To: Hawkmoon who wrote (11943)11/29/2001 1:32:08 PM
From: bela_ghoulashi  Respond to of 281500
 
Ashcroft on the Hot Seat

By Howard Kurtz
Washington Post Staff Writer
Thursday, November 29, 2001; 8:45 AM

John Ashcroft is in the bull's-eye again.

Just like old times.

The Democrats need someone to beat up on, and the attorney general is their man.

Early this year, the Dems painted the Justice Department nominee as a racially insensitive, right-wing zealot. At the time, the former Missouri senator had lost his job to a dead man, Mel Carnahan, whose widow Jean was appointed to the seat.
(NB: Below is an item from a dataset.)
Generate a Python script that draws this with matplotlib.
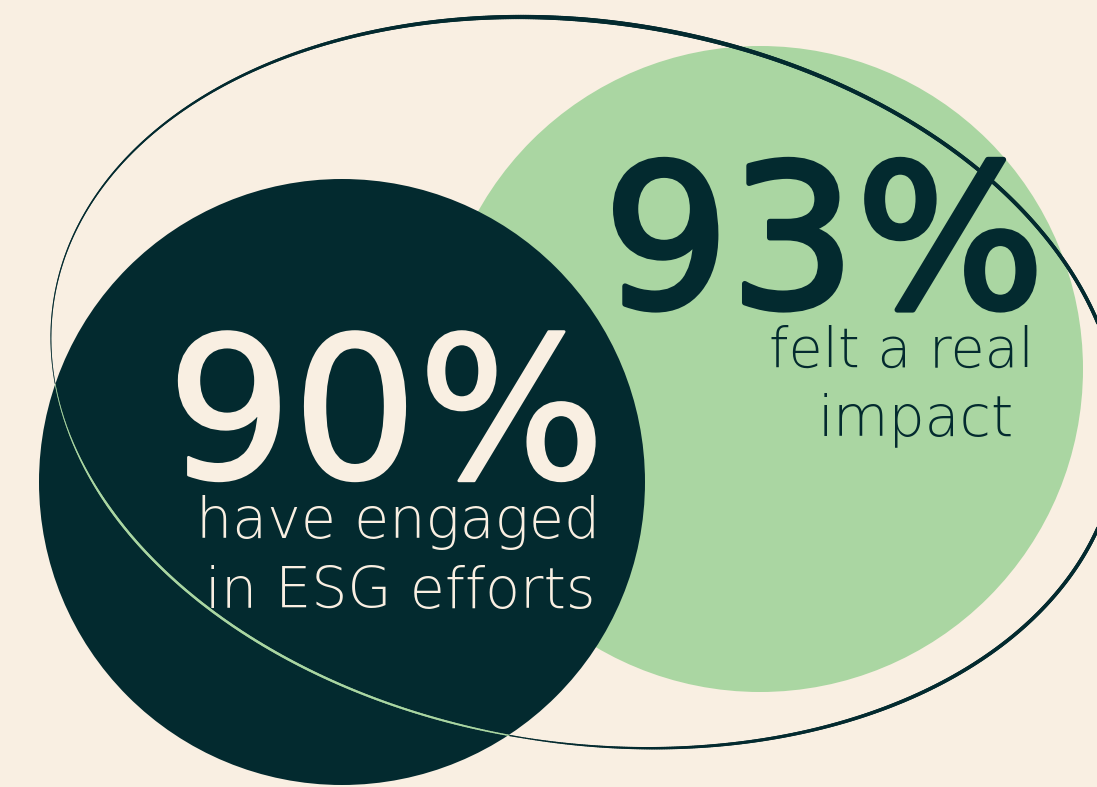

But while Ashcroft became the left's favorite bogeyman, he succeeded in rebuilding his reputation and silencing many of the critics during his first months on the job (other than a flap over leading prayer sessions in his office).

Now, of course, Ashcroft is the chief law-enforcement officer in the war on terrorism. He's staked out some serious hard-line ground: in favor of detaining hundreds of suspects in secret, eavesdropping on conversations between suspects and their lawyers, military tribunals for terror suspects.

Those, of course, are George W. Bush's positions as well. But Ashcroft is a juicier target at the moment.

Ashcroft's pushing of the civil liberties envelope has stirred some legitimate opposition, even among conservatives such as New York Times columnist William Safire.

But his Hill opponents were having trouble getting ink. So they convened some hearings, which began yesterday.

Ashcroft doesn't appear until next week, but all this is clearly aimed at him.

**********************************

...By the way, most Americans support the Ashcroft crackdown, according to a Washington Post/ABC poll: "Six in 10 agree with President Bush that suspected terrorists should be tried in special military tribunals and not in U.S. criminal courts – a proposal that has come under increasing fire from civil libertarians as well as some influential Democrats and Republicans on Capitol Hill. Seven in 10 Americans believe the government is doing enough to protect the civil rights of suspected terrorists."

Wall Street Journal editorial page, in a piece called "The Ashcroft 'Fatwa,'" rushes to the man's defense:

"The war on terrorism has already given Afghans a taste of long-suppressed freedom. But to hear some Americans talk, you'd think the Taliban had merely transferred their Koranic rules and holy war guidebooks to the Bush Administration, and especially the Justice Department.

"A strange-bedfellows coalition of everyone from Vermont socialist Bernie Sanders to the ACLU to Georgia libertarian Bob Barr is sounding alarms that the real threat to liberty comes not from Osama bin Laden, but from Attorney General John Ashcroft. The air is thick with op-ed references to 'star chambers,' 'witch hunts' and 'Orwellian' government. Pat Leahy, who runs the Senate Judiciary Committee, has suggested that the Administration favors 'secret trials' and 'summary executions.'

"It all sounds scary, if only it were true. But when you cut through the hysteria, it turns out that what Mr. Ashcroft is proposing is far from threatening. Compared with previous American wars, his actions are quite modest."

cont
washingtonpost.com



To: Hawkmoon who wrote (11943)11/29/2001 6:01:22 PM
From: Climber  Read Replies (2) | Respond to of 281500
 
If I may ask, how was Nuremburg "different" that what has been proposed as an option currently?

Hawkmoon,

Correct me if I'm wrong (and I may well be), but weren't the Nuremberg trials open to the press? And certainly the defendants' identities and their alleged crimes were known to all.

The Bush / Ashcroft / Military Tribunals would be or might well be conducted in secret, no? And the identities kept secret as well?